August 30, 2013

Tax Credits, Tort Reform and Tea in Boston Harbor for the Common Good



What transpired aboard the Dartmouth, the Eleanor and the Beaver, three American ships carrying East India Company tea into Boston Harbor was not at all about high taxes.  As a result of the Tea Act, East India Company tea was now cheaper than smuggled Dutch tea.  

The destruction of the tea was as much of a protest against a large commercial conglomerate that had used its financial and political influence to create a government sanctioned monopoly as it was about a lack of representation.

The benchmark of the United States is its system of private capitalism.  Theoretically, and as it should be, it is a system under which, without asking anybody’s permission, various enterprises compete with each other in the market by offering the highest quality goods and services they can, at the lowest possible prices.  Progress occurs as companies and individuals strive continuously to raise quality and lower their prices.

In September, the legislature will return to Oklahoma City.  The special session has been called to review several statutes that were adopted in 2009 and ruled unconstitutional earlier this year.
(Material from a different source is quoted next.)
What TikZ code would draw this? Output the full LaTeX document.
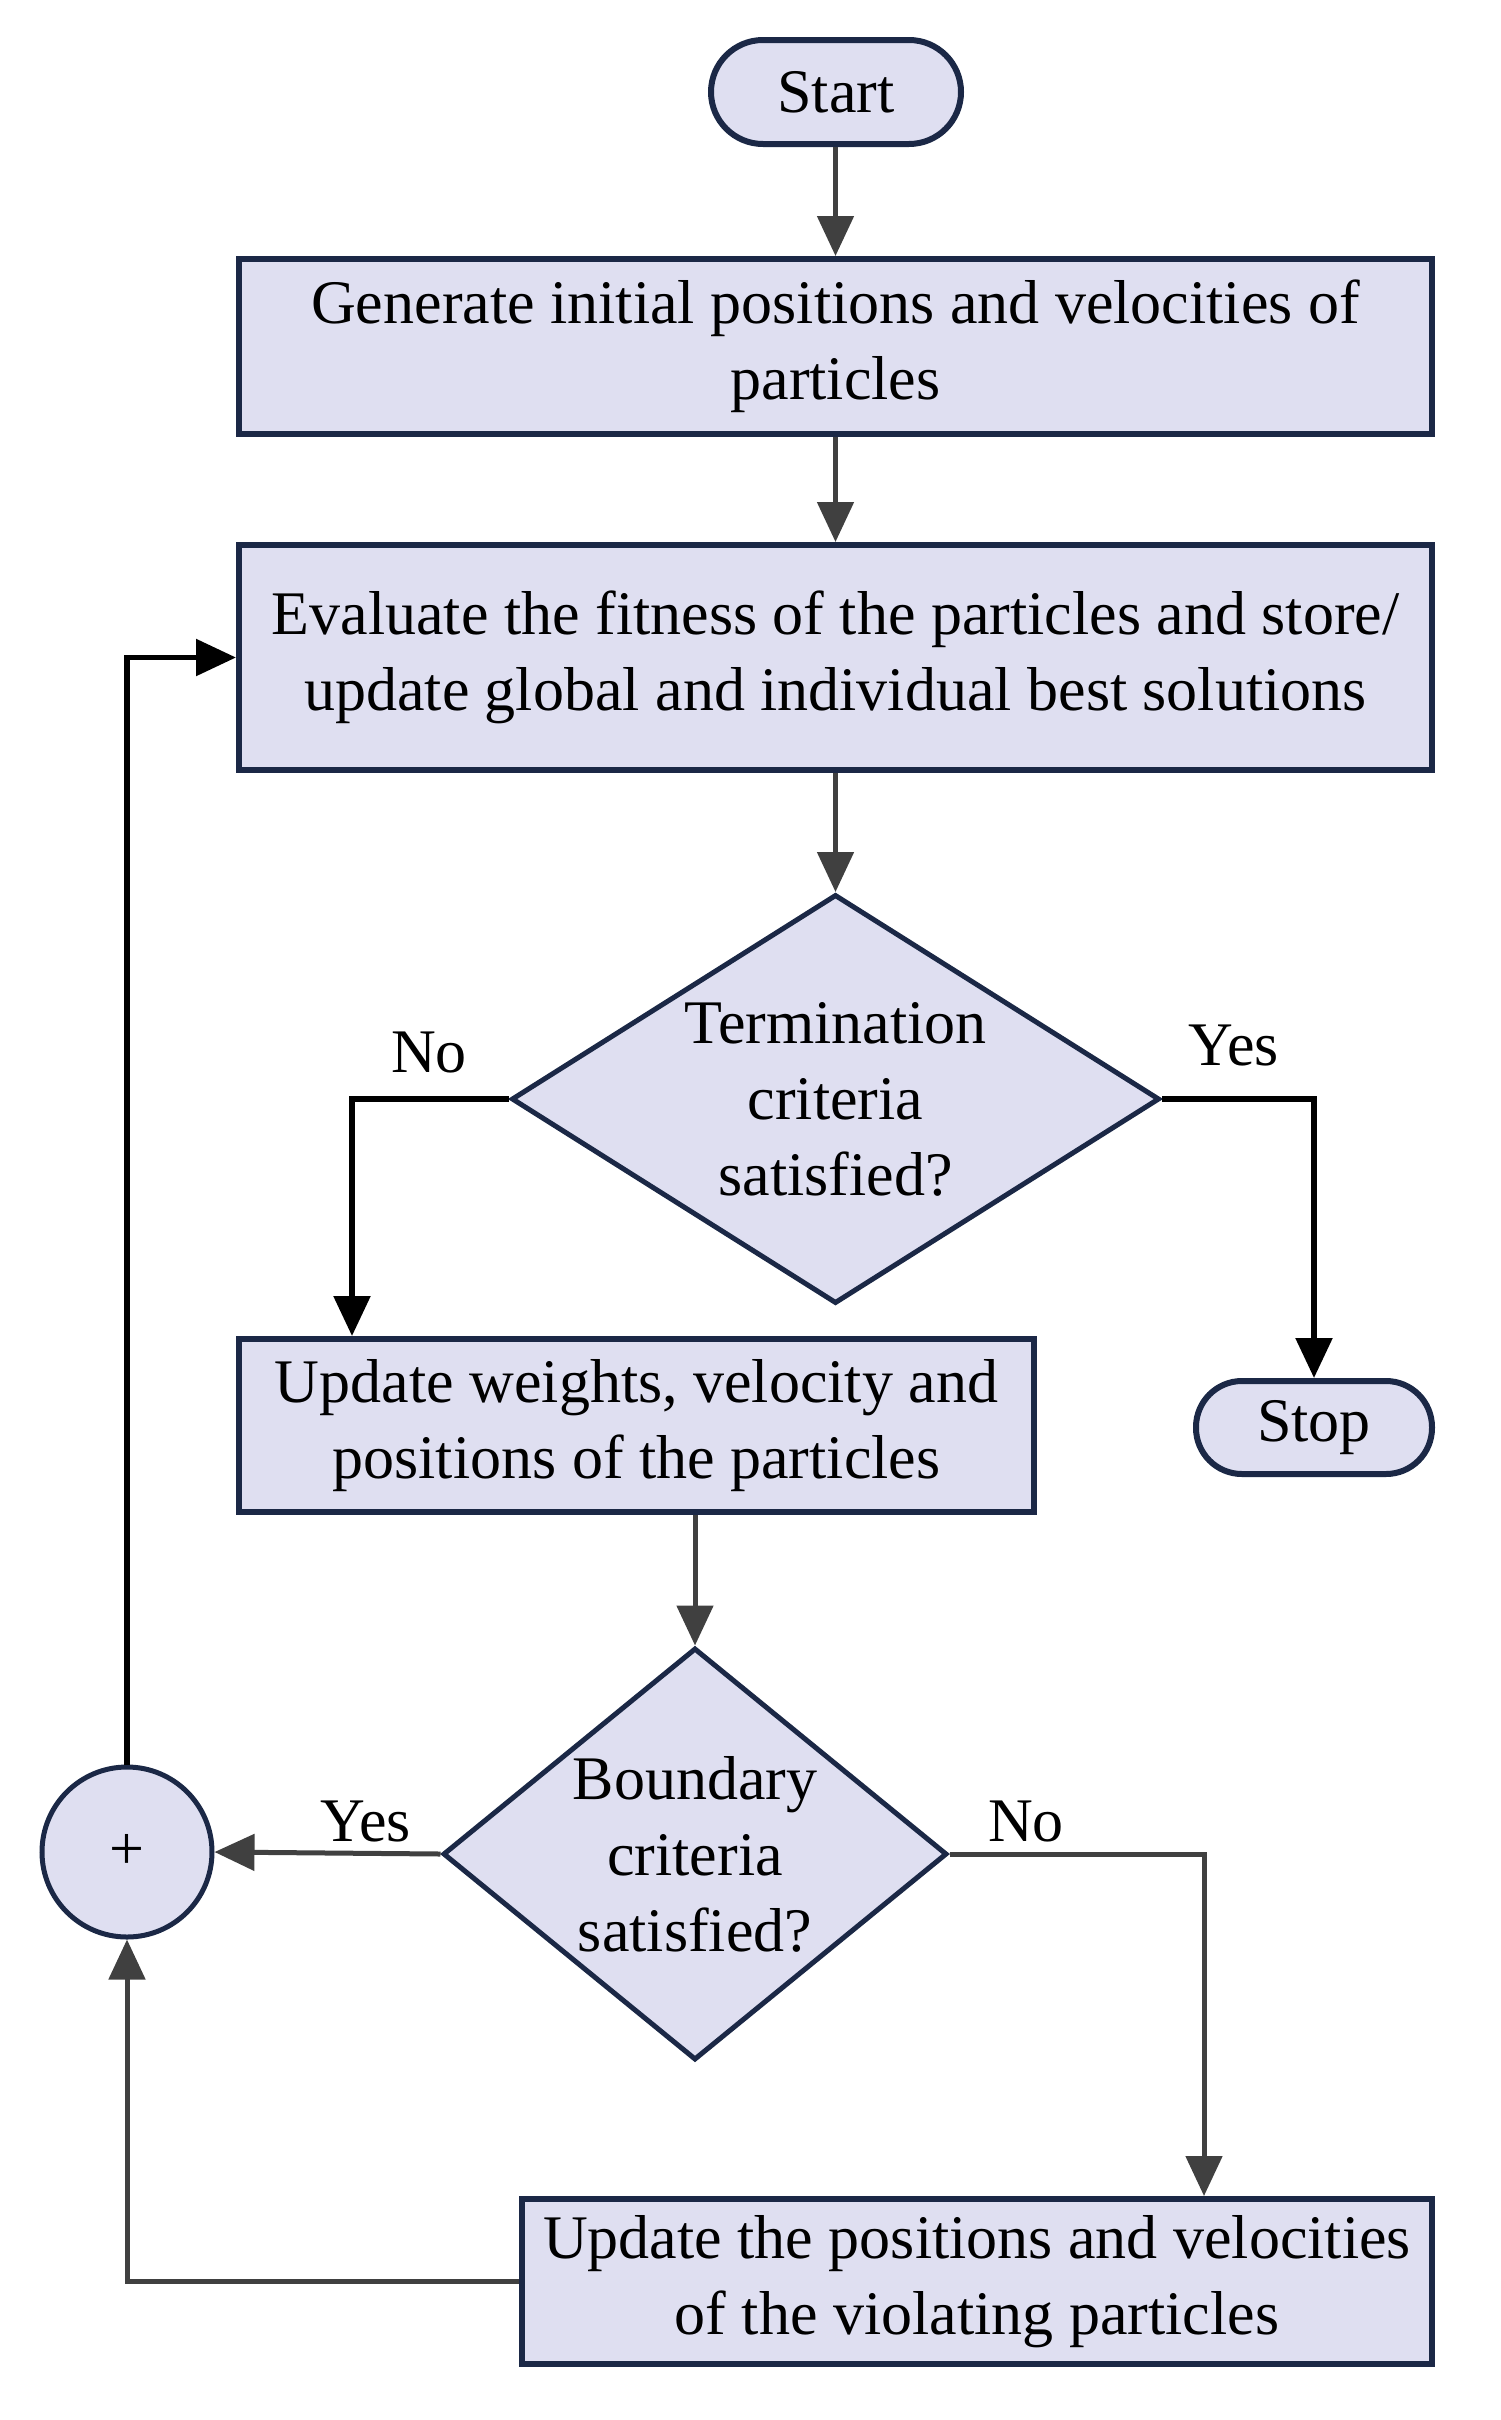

Among other things, those statutes limit the amount of money an injured person or the family of a deceased person may receive from the person or company who caused the damage, injury or death; make it more expensive to sue a company or another person who has caused injury or death; and make it more difficult to hold someone accountable if they harm a person, such as a nursing home resident or a child.

Our Founding Fathers drafted the Constitutions of the United States and the State of Oklahoma to give ordinary citizens the right to hold accountable those who violate the rules of society and cause harm to others.  We must carefully examine whether the legislation that will be introduced this session will be in the common good.  The last thing we should do is allow the rights of the people to govern themselves through trial by jury to be taken away or infringed.